The higher the request has to go, the more fear there will be in asking for it, but what Nancy is really asking for is some feedback, that something real is happening, that the solving circle is not just some management consultant’s daydream that no one at the top is taking seriously.
Susan said, “I think you’re on to something. But if we give you more power to make decisions, how will we know what you are doing, how far you are going to go?”
“I’ve thought about that. I’ll make up a lavender form so you can see it real easy. Then, whenever I make a decision that I couldn’t make before, I’ll write it down. I’ll do it when I’m not busy or at home. I don’t think it will be very often, but it’s the idea that I can’t, that I’m a little child who has to ask the teacher to go to the bathroom, that’s what I’m talking about. Do you understand? This has been on my mind for five years. It feels good to tell it to you.”
“I’m glad you did. I’ll talk to John.”
“Susan, level with me, I need this job. Do you see what I just said as out of line? Am I now a troublemaker in your book?”
“Nancy, I’m going to give you a letter confirming this conversation, saying you did just what we want employees to do.
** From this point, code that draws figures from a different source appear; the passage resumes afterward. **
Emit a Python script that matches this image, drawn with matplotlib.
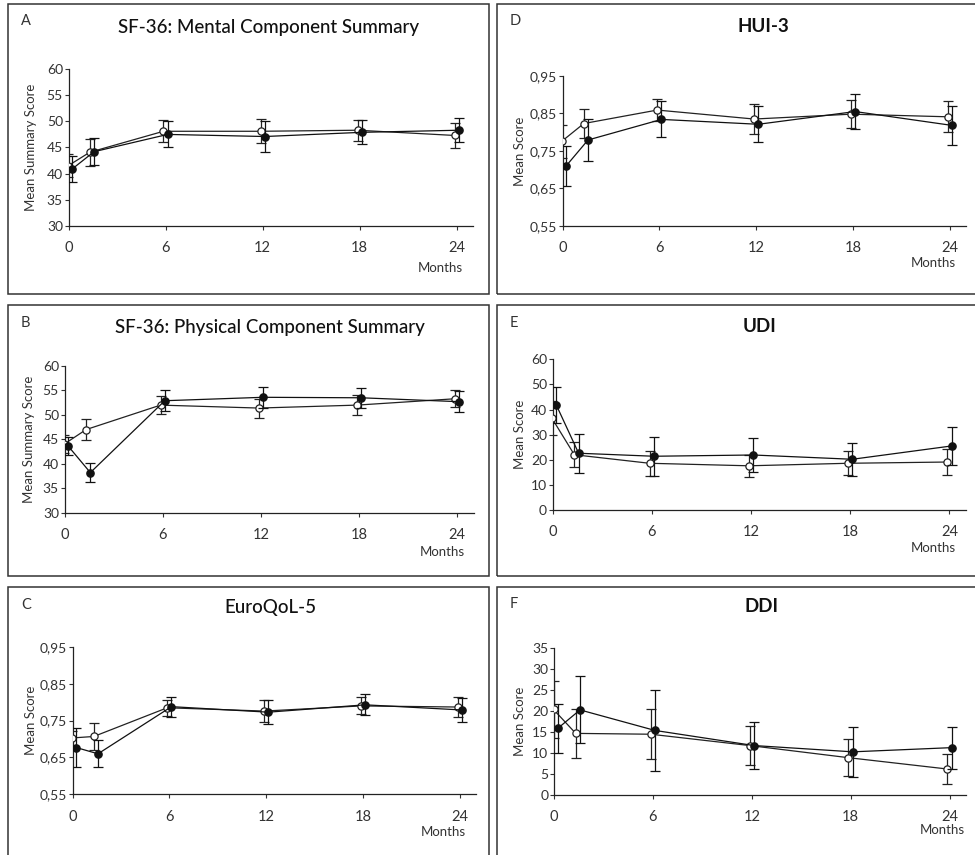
import matplotlib
matplotlib.use("Agg")
import matplotlib.pyplot as plt
from matplotlib.patches import Rectangle
from matplotlib.ticker import FuncFormatter

plt.rcParams['font.family'] = ['Lato', 'DejaVu Sans']

W, H = 975, 855

# visit times (months); the two groups are drawn slightly apart
months = [0.1, 1.45, 6, 12, 18, 24]
offset = 0.13

# A: SF-36 mental
mcs_open = [41.5, 44.1, 48.1, 48.1, 48.3, 47.3]
mcs_open_err = [2.2, 2.6, 2.1, 2.3, 2.0, 2.4]
mcs_fill = [40.9, 44.2, 47.5, 47.1, 47.9, 48.3]
mcs_fill_err = [2.5, 2.6, 2.5, 2.9, 2.3, 2.3]

# B: SF-36 physical
pcs_open = [44.0, 47.0, 52.0, 51.4, 52.0, 53.3]
pcs_open_err = [1.8, 2.1, 1.9, 1.95, 2.0, 1.75]
pcs_fill = [43.6, 38.2, 52.9, 53.6, 53.5, 52.7]
pcs_fill_err = [1.8, 2.0, 2.1, 2.15, 2.1, 2.1]

# C: EuroQoL-5
eq_open = [0.703, 0.707, 0.785, 0.776, 0.790, 0.787]
eq_open_err = [0.018, 0.037, 0.022, 0.029, 0.023, 0.026]
eq_fill = [0.677, 0.660, 0.788, 0.773, 0.793, 0.779]
eq_fill_err = [0.054, 0.037, 0.027, 0.033, 0.029, 0.033]

# D: HUI-3
hui_open = [0.776, 0.823, 0.859, 0.835, 0.848, 0.841]
hui_open_err = [0.044, 0.039, 0.029, 0.040, 0.038, 0.041]
hui_fill = [0.710, 0.779, 0.834, 0.821, 0.855, 0.818]
hui_fill_err = [0.054, 0.056, 0.048, 0.048, 0.046, 0.052]

# E: UDI
udi_open = [36.5, 22.0, 18.6, 17.6, 18.6, 19.1]
udi_open_err = [6.8, 5.0, 5.0, 4.4, 4.8, 5.2]
udi_fill = [41.8, 22.6, 21.4, 21.9, 20.2, 25.5]
udi_fill_err = [7.3, 7.7, 7.8, 6.6, 6.6, 7.5]

# F: DDI
ddi_open = [20.4, 14.7, 14.5, 11.8, 8.9, 6.2]
ddi_open_err = [6.8, 5.8, 5.9, 4.7, 4.4, 3.6]
ddi_fill = [15.9, 20.3, 15.4, 11.8, 10.3, 11.3]
ddi_fill_err = [5.8, 8.0, 9.6, 5.7, 5.9, 5.0]

xticks = [0, 6, 12, 18, 24]

fig = plt.figure(figsize=(W / 100, H / 100), dpi=100)
fig.patch.set_facecolor('white')


def fx(px):
    return px / W


def fy(py):
    return 1 - py / H


def box(x0, y0, x1, y1):
    r = Rectangle((fx(x0), fy(y1)), fx(x1 - x0), (y1 - y0) / H,
                  transform=fig.transFigure, fill=False,
                  edgecolor='#333333', lw=1.1, clip_on=False)
    fig.patches.append(r)


def comma(v, pos):
    return ('%.2f' % v).replace('.', ',')


def panel(letter, title, axpx, yl, yticks, ylabel, op, ope, fi, fie,
          letter_xy, title_xy, months_xy, ylab_x, dec=False, bold=False):
    x0, top, right, bot = axpx
    ax = fig.add_axes([fx(x0), fy(bot), fx(right - x0), (bot - top) / H])
    xo = [m - offset for m in months]
    xf = [m + offset for m in months]
    ax.errorbar(xo, op, yerr=ope, color='#222222', lw=0.9, elinewidth=0.9,
                capsize=3.5, capthick=0.9, marker='o', ms=5.2,
                mfc='white', mec='#222222', mew=0.9, zorder=3)
    ax.errorbar(xf, fi, yerr=fie, color='#111111', lw=0.9, elinewidth=0.9,
                capsize=3.5, capthick=0.9, marker='o', ms=5.2,
                mfc='#111111', mec='#111111', zorder=4)
    ax.set_xlim(0, 25)
    ax.set_ylim(*yl)
    ax.set_xticks(xticks)
    ax.set_yticks(yticks)
    if dec:
        ax.yaxis.set_major_formatter(FuncFormatter(comma))
    for s in ['top', 'right']:
        ax.spines[s].set_visible(False)
    for s in ['left', 'bottom']:
        ax.spines[s].set_color('#222222')
        ax.spines[s].set_linewidth(0.9)
    ax.tick_params(axis='x', direction='out', length=3, width=0.8,
                   pad=8, labelsize=10.5, colors='#333333')
    ax.tick_params(axis='y', direction='out', length=3, width=0.8,
                   pad=1, labelsize=10, colors='#333333')
    ax.set_facecolor('none')
    fig.text(fx(ylab_x), fy((top + bot) / 2), ylabel, rotation=90,
             ha='center', va='center', fontsize=9.5, color='#333333')
    fig.text(fx(letter_xy[0]), fy(letter_xy[1]), letter, ha='left',
             va='center', fontsize=10.5, color='#333333')
    fig.text(fx(title_xy[0]), fy(title_xy[1]), title, ha='center',
             va='center', fontsize=13.5, color='#111111',
             fontweight='bold' if bold else 'medium')
    fig.text(fx(months_xy[0]), fy(months_xy[1]), 'Months', ha='center',
             va='center', fontsize=9.5, color='#333333')


# frames
box(8, 4, 488.5, 294)
box(8, 304.5, 488.5, 575.5)
box(8, 586.5, 488.5, 900)
box(497.5, 4, 1000, 294)
box(497.5, 304.5, 1000, 575.5)
box(497.5, 586.5, 1000, 900)

panel('A', 'SF-36: Mental Component Summary', (68.5, 69, 473, 226),
      (30, 60), [30, 35, 40, 45, 50, 55, 60], 'Mean Summary Score',
      mcs_open, mcs_open_err, mcs_fill, mcs_fill_err,
      (21, 21), (269, 28), (440, 268), 31)
panel('B', 'SF-36: Physical Component Summary', (64.5, 366, 473.5, 512.7),
      (30, 60), [30, 35, 40, 45, 50, 55, 60], 'Mean Summary Score',
      pcs_open, pcs_open_err, pcs_fill, pcs_fill_err,
      (21, 323), (270, 327), (442, 552), 29)
panel('C', 'EuroQoL-5', (72.5, 647, 476, 794.3),
      (0.55, 0.95), [0.55, 0.65, 0.75, 0.85, 0.95], 'Mean Score',
      eq_open, eq_open_err, eq_fill, eq_fill_err,
      (21, 605), (270, 607), (443, 832), 31, dec=True)
panel('D', 'HUI-3', (562.5, 76, 966, 225.7),
      (0.55, 0.95), [0.55, 0.65, 0.75, 0.85, 0.95], 'Mean Score',
      hui_open, hui_open_err, hui_fill, hui_fill_err,
      (510, 21), (763, 27), (933, 263), 520, dec=True, bold=True)
panel('E', 'UDI', (552.5, 359.3, 966, 510),
      (0, 60), [0, 10, 20, 30, 40, 50, 60], 'Mean Score',
      udi_open, udi_open_err, udi_fill, udi_fill_err,
      (510, 323), (760, 326), (933, 548), 520, bold=True)
panel('F', 'DDI', (554, 648.3, 966, 795),
      (0, 35), [0, 5, 10, 15, 20, 25, 30, 35], 'Mean Score',
      ddi_open, ddi_open_err, ddi_fill, ddi_fill_err,
      (510, 604), (762, 606), (942, 830), 520, bold=True)

fig.savefig('out.png', dpi=100)
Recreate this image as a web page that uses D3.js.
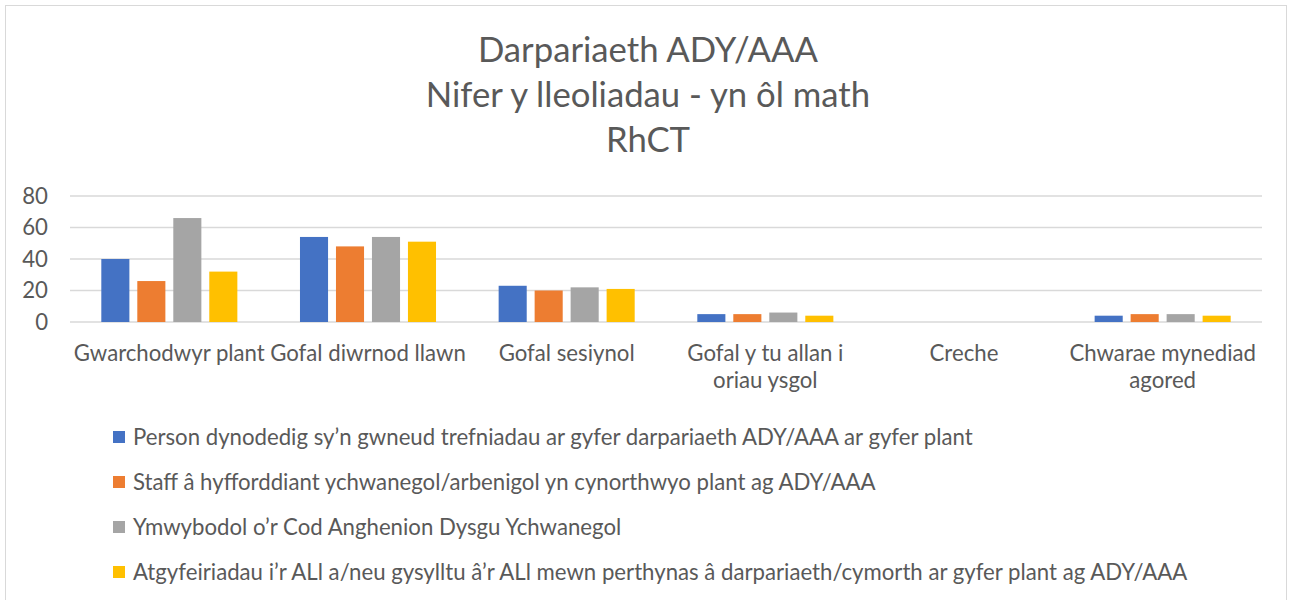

It’ll be just between you and me. Is that OK?”
“It’s more than OK. I just wonder why you have to keep it between you and me.”
“Nancy, these things take time; it’s the best I can do. When I give you that letter, I have to trust you, too. You see that, don’t you?”
“It’s a tough world, isn’t it? You’d think that all of us would be on the same side, but it isn’t that way, is it? If all we had to worry about is our competitors, we’d have a much easier job, wouldn’t we?”
“Isn’t that the truth?”
I am always amazed at the amount of fear in the world. External control confirms what Pogo said so clearly, “We have met the enemy and they is us!”